As our car insurance came up for renewal I finally managed to a bit of price comparison online, and secure a better deal (winning, I know). I called up my existing insurer, who I won’t name and shame, and we ran few a few details to cancel my policy. It’d expire in ten days, and wouldn’t be renewed, to be superseded by the oh so much cheaper new provider.
“Is everything on your policy still accurate?” They asked. Explaining it was still highly important for the remaining ten days cover I obliged and pointed out my job was still listed as project manager. I’m no longer a project manager, I explained; I’m at home with the kids. (The irony staring me in the face that I am still basically a project manager).
“Just a stay at home mum then, I’ll tick that box”.

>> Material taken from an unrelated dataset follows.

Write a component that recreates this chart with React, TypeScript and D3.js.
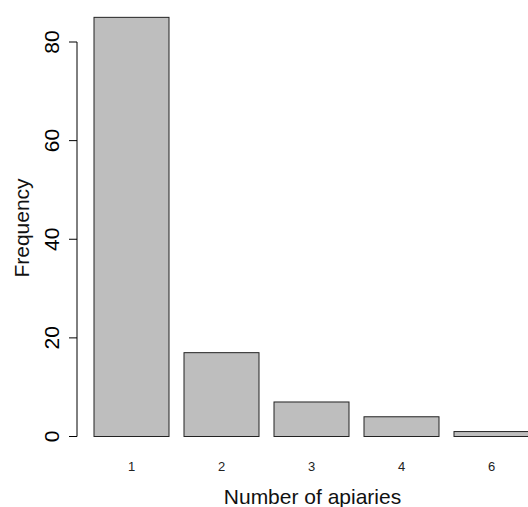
import React from "react";
import * as d3 from "d3";

// Frequency of farms by number of apiaries
const categories: string[] = ["1", "2", "3", "4", "6"];
const counts: number[] = [85, 17, 7, 4, 1];
const yTicks: number[] = [0, 20, 40, 60, 80];

const W = 528;
const H = 507;
const FONT = "'Liberation Sans', Arial, Helvetica, sans-serif";

export default function App() {
  // barplot units: each bar is 1 wide with 0.2 spacing before it
  const x = d3.scaleLinear().domain([0, 1]).range([79, 154]);
  const y = d3.scaleLinear().domain([0, 80]).range([436.5, 42]);
  const space = 0.2;
  const axisX = 77;

  const bars = counts.map((v, i) => {
    const left = space + i * (1 + space);
    return { v, label: categories[i], x0: x(left), x1: x(left + 1), cx: x(left + 0.5) };
  });

  return (
    <svg
      width={W}
      height={H}
      style={{ position: "absolute", left: 0, top: 0, background: "#fff" }}
      fontFamily={FONT}
    >
      {bars.map((b) => (
        <rect
          key={b.label}
          x={b.x0}
          y={y(b.v)}
          width={b.x1 - b.x0}
          height={y(0) - y(b.v)}
          fill="#bebebe"
          stroke="#222"
          strokeWidth={1}
        />
      ))}
      {bars.map((b) => (
        <text
          key={"l" + b.label}
          x={b.cx}
          y={471}
          textAnchor="middle"
          fontSize={13}
          fill="#222"
        >
          {b.label}
        </text>
      ))}
      {/* y axis */}
      <line x1={axisX} x2={axisX} y1={y(0)} y2={y(80)} stroke="#000" strokeWidth={1} />
      {yTicks.map((t) => (
        <g key={t}>
          <line x1={axisX - 8} x2={axisX} y1={y(t)} y2={y(t)} stroke="#000" strokeWidth={1} />
          <text
            transform={`translate(${59},${y(t)}) rotate(-90)`}
            textAnchor="middle"
            fontSize={21}
            fill="#000"
          >
            {t}
          </text>
        </g>
      ))}
      <text
        transform={`translate(${28.5},${228}) rotate(-90)`}
        textAnchor="middle"
        fontSize={21}
        fill="#111"
      >
        Frequency
      </text>
      <text x={312.5} y={503.5} textAnchor="middle" fontSize={21} fill="#111">
        Number of apiaries
      </text>
    </svg>
  );
}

Sorry? What the hell? Is there a car insurance demographic now for Just-stay-at-home-Mums? Nice one, thanks for that.
I’m not going to lie, I was less than impressed with the customer service from the Just-an-insurance-telephone-operator (low blow, I know…but come on, deserved?).
It gets better.
“Okay I’ve amended your policy for the remaining ten days. There will however be an additional payment of £2.80 as that modification alters your insurance cost.”

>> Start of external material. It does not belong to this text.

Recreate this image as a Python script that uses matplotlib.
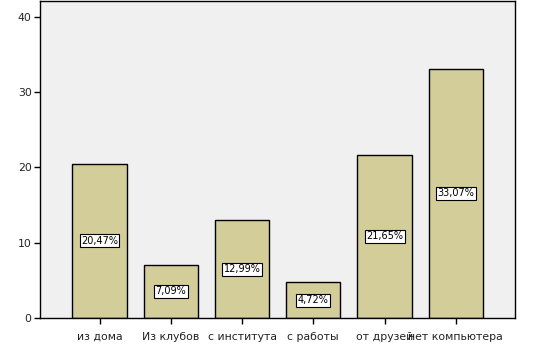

Wow. So just-stay-at-home-mums are worse drivers too now? And, to add insult to injury that I’ve just told you we are now a one income family, you are going to rinse me for £2.80. For ten sodding days of insurance. Same car, same address, same person…just three days less of commuting to work, in exchange for the odd run to soft play.
And if I had changed my policy at the start of the 365 day period, would you have charged me an extra £102.20? For what reason exactly?
Angry didn’t even cut it. But no amount of ranting convinced the operator to waiver the £2.80 fee, which probably cost more in her time and the phone call than the actual value of the payment. Just a joke.
And so, there it was; one more blow to just-a-stay-at-home-Mum. I think it’s time someone gave us a break, stopped treating us like inferior versions of our old self, and appreciate that we are the same person we always were.
For some it’s a choice, for some it’s a necessity, and for some it’s the way it happened to all pan out. There’s no’ just’ about it. It’s the hardest job I’ve ever done, and it’s challenging in ways I never really appreciated.
I have total respect for parents that work full time, part time, or not at all. I’ve always believed there is no ‘easier option’ they are all god damn hard in different ways. It’s just a case of working out what works best for your family and your situation, and going with it. It saddens me that not everyone can have this attitude and gets hung up about what is better, worse or any other form of shaming.
A friend and I were at a toddler group (standard) some weeks back and when someone asked us what we do, she answered “we’re just stay at home Mums”. I couldn’t help but cut in and correct her – we aren’t just stay at home Mums, we are both educated women with respectable careers under our belt, but we are taking time out to raise our children and save money on astronomical childcare costs while they are little. ‘Just’ a social worker and a scientist, who happen to be frequenting church halls for £2 for a while.
Defensive? Maybe. But sometimes I need to remind myself of that too, as we continue to feel downtrodden by society, sometimes ourselves, and sometimes car insurers.
I am many things, but I will never be ‘just’ a stay at home Mum.